# AVAILABLE DATA start

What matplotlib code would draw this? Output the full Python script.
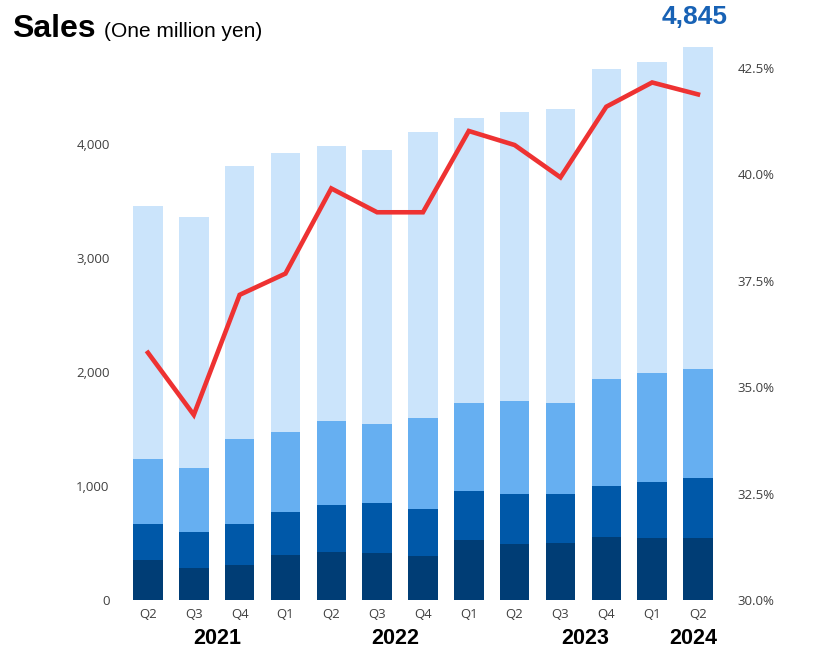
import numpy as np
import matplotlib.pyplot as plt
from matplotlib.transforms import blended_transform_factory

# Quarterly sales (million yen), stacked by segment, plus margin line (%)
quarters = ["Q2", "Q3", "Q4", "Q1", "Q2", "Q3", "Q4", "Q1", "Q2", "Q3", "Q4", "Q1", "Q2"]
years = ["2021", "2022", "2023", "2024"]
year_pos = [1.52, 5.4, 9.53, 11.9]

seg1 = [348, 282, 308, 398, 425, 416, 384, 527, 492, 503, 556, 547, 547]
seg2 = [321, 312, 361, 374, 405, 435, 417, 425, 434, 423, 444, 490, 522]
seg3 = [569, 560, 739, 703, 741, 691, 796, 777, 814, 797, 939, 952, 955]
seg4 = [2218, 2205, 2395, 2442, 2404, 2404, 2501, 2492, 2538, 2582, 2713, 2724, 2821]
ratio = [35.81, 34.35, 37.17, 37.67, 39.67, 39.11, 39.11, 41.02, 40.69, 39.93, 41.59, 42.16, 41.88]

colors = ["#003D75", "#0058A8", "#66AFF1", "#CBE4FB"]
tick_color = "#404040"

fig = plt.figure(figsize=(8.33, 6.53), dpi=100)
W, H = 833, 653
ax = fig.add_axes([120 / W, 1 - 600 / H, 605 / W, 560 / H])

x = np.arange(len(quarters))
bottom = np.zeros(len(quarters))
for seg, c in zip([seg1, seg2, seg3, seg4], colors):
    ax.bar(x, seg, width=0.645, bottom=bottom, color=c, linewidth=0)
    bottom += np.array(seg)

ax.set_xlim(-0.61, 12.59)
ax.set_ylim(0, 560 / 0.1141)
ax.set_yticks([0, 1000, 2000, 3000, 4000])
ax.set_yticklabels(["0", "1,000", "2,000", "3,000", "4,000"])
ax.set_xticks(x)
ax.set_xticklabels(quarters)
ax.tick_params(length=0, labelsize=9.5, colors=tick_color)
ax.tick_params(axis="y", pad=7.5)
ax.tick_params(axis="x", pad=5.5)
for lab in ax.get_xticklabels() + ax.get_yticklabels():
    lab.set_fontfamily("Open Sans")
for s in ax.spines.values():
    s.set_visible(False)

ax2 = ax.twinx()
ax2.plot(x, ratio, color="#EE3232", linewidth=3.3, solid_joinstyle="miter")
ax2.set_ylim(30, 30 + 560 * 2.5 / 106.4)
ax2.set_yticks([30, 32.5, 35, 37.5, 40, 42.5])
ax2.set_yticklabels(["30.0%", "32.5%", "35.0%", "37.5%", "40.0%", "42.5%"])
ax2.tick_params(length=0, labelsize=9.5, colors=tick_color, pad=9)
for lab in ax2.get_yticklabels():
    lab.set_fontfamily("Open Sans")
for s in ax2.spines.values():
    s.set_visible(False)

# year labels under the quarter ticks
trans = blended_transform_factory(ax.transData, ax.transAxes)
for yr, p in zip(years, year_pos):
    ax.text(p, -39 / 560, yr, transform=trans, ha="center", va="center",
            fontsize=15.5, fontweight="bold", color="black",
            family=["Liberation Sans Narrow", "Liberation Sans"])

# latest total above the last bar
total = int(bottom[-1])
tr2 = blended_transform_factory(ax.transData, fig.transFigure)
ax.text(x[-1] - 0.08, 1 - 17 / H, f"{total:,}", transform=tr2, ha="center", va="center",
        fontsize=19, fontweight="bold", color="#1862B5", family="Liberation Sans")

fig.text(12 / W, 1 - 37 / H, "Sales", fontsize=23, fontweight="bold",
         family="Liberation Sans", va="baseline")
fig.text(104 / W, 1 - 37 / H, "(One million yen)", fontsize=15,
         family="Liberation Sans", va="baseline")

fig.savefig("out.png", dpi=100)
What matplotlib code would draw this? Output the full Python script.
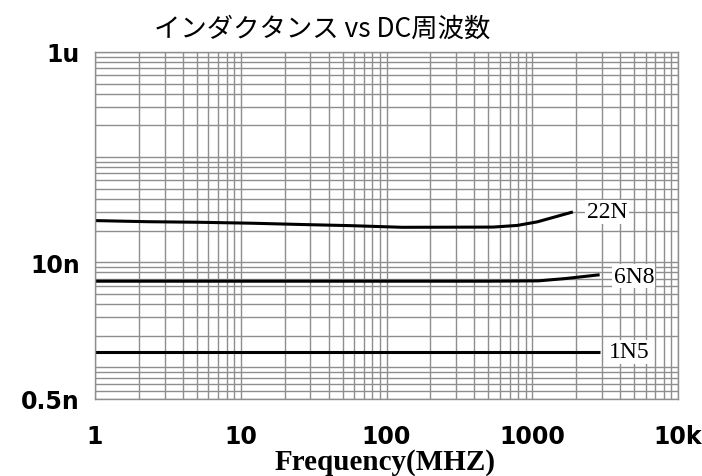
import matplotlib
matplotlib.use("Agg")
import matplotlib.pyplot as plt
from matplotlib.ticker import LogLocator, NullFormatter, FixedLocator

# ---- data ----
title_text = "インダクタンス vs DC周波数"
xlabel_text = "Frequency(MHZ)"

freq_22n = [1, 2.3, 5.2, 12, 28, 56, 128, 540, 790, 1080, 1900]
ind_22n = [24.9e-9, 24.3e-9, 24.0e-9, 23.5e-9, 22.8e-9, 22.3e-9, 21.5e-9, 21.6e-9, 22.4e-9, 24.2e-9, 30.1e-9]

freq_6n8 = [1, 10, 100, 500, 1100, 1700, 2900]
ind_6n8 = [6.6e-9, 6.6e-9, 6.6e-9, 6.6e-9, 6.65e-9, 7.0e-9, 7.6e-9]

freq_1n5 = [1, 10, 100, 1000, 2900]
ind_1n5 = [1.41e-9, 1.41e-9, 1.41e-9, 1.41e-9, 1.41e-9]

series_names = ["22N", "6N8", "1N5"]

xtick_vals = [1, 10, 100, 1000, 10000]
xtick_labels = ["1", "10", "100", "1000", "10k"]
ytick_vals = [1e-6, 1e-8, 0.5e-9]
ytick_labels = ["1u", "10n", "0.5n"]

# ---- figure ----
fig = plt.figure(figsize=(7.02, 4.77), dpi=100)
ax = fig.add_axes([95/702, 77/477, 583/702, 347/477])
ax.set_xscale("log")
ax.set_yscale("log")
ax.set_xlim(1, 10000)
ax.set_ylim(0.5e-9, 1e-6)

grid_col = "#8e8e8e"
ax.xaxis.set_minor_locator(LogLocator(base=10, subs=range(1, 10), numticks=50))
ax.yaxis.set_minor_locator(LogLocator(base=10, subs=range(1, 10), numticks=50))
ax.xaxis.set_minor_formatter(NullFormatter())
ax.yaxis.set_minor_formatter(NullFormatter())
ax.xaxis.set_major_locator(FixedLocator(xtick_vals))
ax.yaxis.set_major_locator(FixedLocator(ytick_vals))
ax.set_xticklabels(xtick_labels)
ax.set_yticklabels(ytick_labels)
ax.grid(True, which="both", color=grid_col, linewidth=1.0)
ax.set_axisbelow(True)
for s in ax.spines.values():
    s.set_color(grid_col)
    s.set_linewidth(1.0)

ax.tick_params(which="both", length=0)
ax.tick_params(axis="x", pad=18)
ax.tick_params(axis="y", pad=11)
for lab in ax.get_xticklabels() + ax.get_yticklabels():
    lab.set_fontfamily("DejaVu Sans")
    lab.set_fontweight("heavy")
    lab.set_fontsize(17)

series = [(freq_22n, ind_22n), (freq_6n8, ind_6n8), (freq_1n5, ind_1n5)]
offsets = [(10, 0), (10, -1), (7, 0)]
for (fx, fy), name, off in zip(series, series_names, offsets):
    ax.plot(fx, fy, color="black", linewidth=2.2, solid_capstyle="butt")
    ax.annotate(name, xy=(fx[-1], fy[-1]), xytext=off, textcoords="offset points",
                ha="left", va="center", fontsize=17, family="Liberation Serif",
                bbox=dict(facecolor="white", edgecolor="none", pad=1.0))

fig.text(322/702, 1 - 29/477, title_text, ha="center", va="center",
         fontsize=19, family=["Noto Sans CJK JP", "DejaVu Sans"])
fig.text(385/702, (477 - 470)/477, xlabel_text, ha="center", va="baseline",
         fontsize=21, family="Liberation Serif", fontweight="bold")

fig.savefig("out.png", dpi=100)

# AVAILABLE DATA end

## [DESCRIPTION OF THE TASK]
Set down the material above as is, without any pictures.

## [WRITTEN RESPONSE]
What matplotlib code would draw this? Output the full Python script.
import numpy as np
import matplotlib.pyplot as plt
from matplotlib.transforms import blended_transform_factory

# Quarterly sales (million yen), stacked by segment, plus margin line (%)
quarters = ["Q2", "Q3", "Q4", "Q1", "Q2", "Q3", "Q4", "Q1", "Q2", "Q3", "Q4", "Q1", "Q2"]
years = ["2021", "2022", "2023", "2024"]
year_pos = [1.52, 5.4, 9.53, 11.9]

seg1 = [348, 282, 308, 398, 425, 416, 384, 527, 492, 503, 556, 547, 547]
seg2 = [321, 312, 361, 374, 405, 435, 417, 425, 434, 423, 444, 490, 522]
seg3 = [569, 560, 739, 703, 741, 691, 796, 777, 814, 797, 939, 952, 955]
seg4 = [2218, 2205, 2395, 2442, 2404, 2404, 2501, 2492, 2538, 2582, 2713, 2724, 2821]
ratio = [35.81, 34.35, 37.17, 37.67, 39.67, 39.11, 39.11, 41.02, 40.69, 39.93, 41.59, 42.16, 41.88]

colors = ["#003D75", "#0058A8", "#66AFF1", "#CBE4FB"]
tick_color = "#404040"

fig = plt.figure(figsize=(8.33, 6.53), dpi=100)
W, H = 833, 653
ax = fig.add_axes([120 / W, 1 - 600 / H, 605 / W, 560 / H])

x = np.arange(len(quarters))
bottom = np.zeros(len(quarters))
for seg, c in zip([seg1, seg2, seg3, seg4], colors):
    ax.bar(x, seg, width=0.645, bottom=bottom, color=c, linewidth=0)
    bottom += np.array(seg)

ax.set_xlim(-0.61, 12.59)
ax.set_ylim(0, 560 / 0.1141)
ax.set_yticks([0, 1000, 2000, 3000, 4000])
ax.set_yticklabels(["0", "1,000", "2,000", "3,000", "4,000"])
ax.set_xticks(x)
ax.set_xticklabels(quarters)
ax.tick_params(length=0, labelsize=9.5, colors=tick_color)
ax.tick_params(axis="y", pad=7.5)
ax.tick_params(axis="x", pad=5.5)
for lab in ax.get_xticklabels() + ax.get_yticklabels():
    lab.set_fontfamily("Open Sans")
for s in ax.spines.values():
    s.set_visible(False)

ax2 = ax.twinx()
ax2.plot(x, ratio, color="#EE3232", linewidth=3.3, solid_joinstyle="miter")
ax2.set_ylim(30, 30 + 560 * 2.5 / 106.4)
ax2.set_yticks([30, 32.5, 35, 37.5, 40, 42.5])
ax2.set_yticklabels(["30.0%", "32.5%", "35.0%", "37.5%", "40.0%", "42.5%"])
ax2.tick_params(length=0, labelsize=9.5, colors=tick_color, pad=9)
for lab in ax2.get_yticklabels():
    lab.set_fontfamily("Open Sans")
for s in ax2.spines.values():
    s.set_visible(False)

# year labels under the quarter ticks
trans = blended_transform_factory(ax.transData, ax.transAxes)
for yr, p in zip(years, year_pos):
    ax.text(p, -39 / 560, yr, transform=trans, ha="center", va="center",
            fontsize=15.5, fontweight="bold", color="black",
            family=["Liberation Sans Narrow", "Liberation Sans"])

# latest total above the last bar
total = int(bottom[-1])
tr2 = blended_transform_factory(ax.transData, fig.transFigure)
ax.text(x[-1] - 0.08, 1 - 17 / H, f"{total:,}", transform=tr2, ha="center", va="center",
        fontsize=19, fontweight="bold", color="#1862B5", family="Liberation Sans")

fig.text(12 / W, 1 - 37 / H, "Sales", fontsize=23, fontweight="bold",
         family="Liberation Sans", va="baseline")
fig.text(104 / W, 1 - 37 / H, "(One million yen)", fontsize=15,
         family="Liberation Sans", va="baseline")

fig.savefig("out.png", dpi=100)
What matplotlib code would draw this? Output the full Python script.
import matplotlib
matplotlib.use("Agg")
import matplotlib.pyplot as plt
from matplotlib.ticker import LogLocator, NullFormatter, FixedLocator

# ---- data ----
title_text = "インダクタンス vs DC周波数"
xlabel_text = "Frequency(MHZ)"

freq_22n = [1, 2.3, 5.2, 12, 28, 56, 128, 540, 790, 1080, 1900]
ind_22n = [24.9e-9, 24.3e-9, 24.0e-9, 23.5e-9, 22.8e-9, 22.3e-9, 21.5e-9, 21.6e-9, 22.4e-9, 24.2e-9, 30.1e-9]

freq_6n8 = [1, 10, 100, 500, 1100, 1700, 2900]
ind_6n8 = [6.6e-9, 6.6e-9, 6.6e-9, 6.6e-9, 6.65e-9, 7.0e-9, 7.6e-9]

freq_1n5 = [1, 10, 100, 1000, 2900]
ind_1n5 = [1.41e-9, 1.41e-9, 1.41e-9, 1.41e-9, 1.41e-9]

series_names = ["22N", "6N8", "1N5"]

xtick_vals = [1, 10, 100, 1000, 10000]
xtick_labels = ["1", "10", "100", "1000", "10k"]
ytick_vals = [1e-6, 1e-8, 0.5e-9]
ytick_labels = ["1u", "10n", "0.5n"]

# ---- figure ----
fig = plt.figure(figsize=(7.02, 4.77), dpi=100)
ax = fig.add_axes([95/702, 77/477, 583/702, 347/477])
ax.set_xscale("log")
ax.set_yscale("log")
ax.set_xlim(1, 10000)
ax.set_ylim(0.5e-9, 1e-6)

grid_col = "#8e8e8e"
ax.xaxis.set_minor_locator(LogLocator(base=10, subs=range(1, 10), numticks=50))
ax.yaxis.set_minor_locator(LogLocator(base=10, subs=range(1, 10), numticks=50))
ax.xaxis.set_minor_formatter(NullFormatter())
ax.yaxis.set_minor_formatter(NullFormatter())
ax.xaxis.set_major_locator(FixedLocator(xtick_vals))
ax.yaxis.set_major_locator(FixedLocator(ytick_vals))
ax.set_xticklabels(xtick_labels)
ax.set_yticklabels(ytick_labels)
ax.grid(True, which="both", color=grid_col, linewidth=1.0)
ax.set_axisbelow(True)
for s in ax.spines.values():
    s.set_color(grid_col)
    s.set_linewidth(1.0)

ax.tick_params(which="both", length=0)
ax.tick_params(axis="x", pad=18)
ax.tick_params(axis="y", pad=11)
for lab in ax.get_xticklabels() + ax.get_yticklabels():
    lab.set_fontfamily("DejaVu Sans")
    lab.set_fontweight("heavy")
    lab.set_fontsize(17)

series = [(freq_22n, ind_22n), (freq_6n8, ind_6n8), (freq_1n5, ind_1n5)]
offsets = [(10, 0), (10, -1), (7, 0)]
for (fx, fy), name, off in zip(series, series_names, offsets):
    ax.plot(fx, fy, color="black", linewidth=2.2, solid_capstyle="butt")
    ax.annotate(name, xy=(fx[-1], fy[-1]), xytext=off, textcoords="offset points",
                ha="left", va="center", fontsize=17, family="Liberation Serif",
                bbox=dict(facecolor="white", edgecolor="none", pad=1.0))

fig.text(322/702, 1 - 29/477, title_text, ha="center", va="center",
         fontsize=19, family=["Noto Sans CJK JP", "DejaVu Sans"])
fig.text(385/702, (477 - 470)/477, xlabel_text, ha="center", va="baseline",
         fontsize=21, family="Liberation Serif", fontweight="bold")

fig.savefig("out.png", dpi=100)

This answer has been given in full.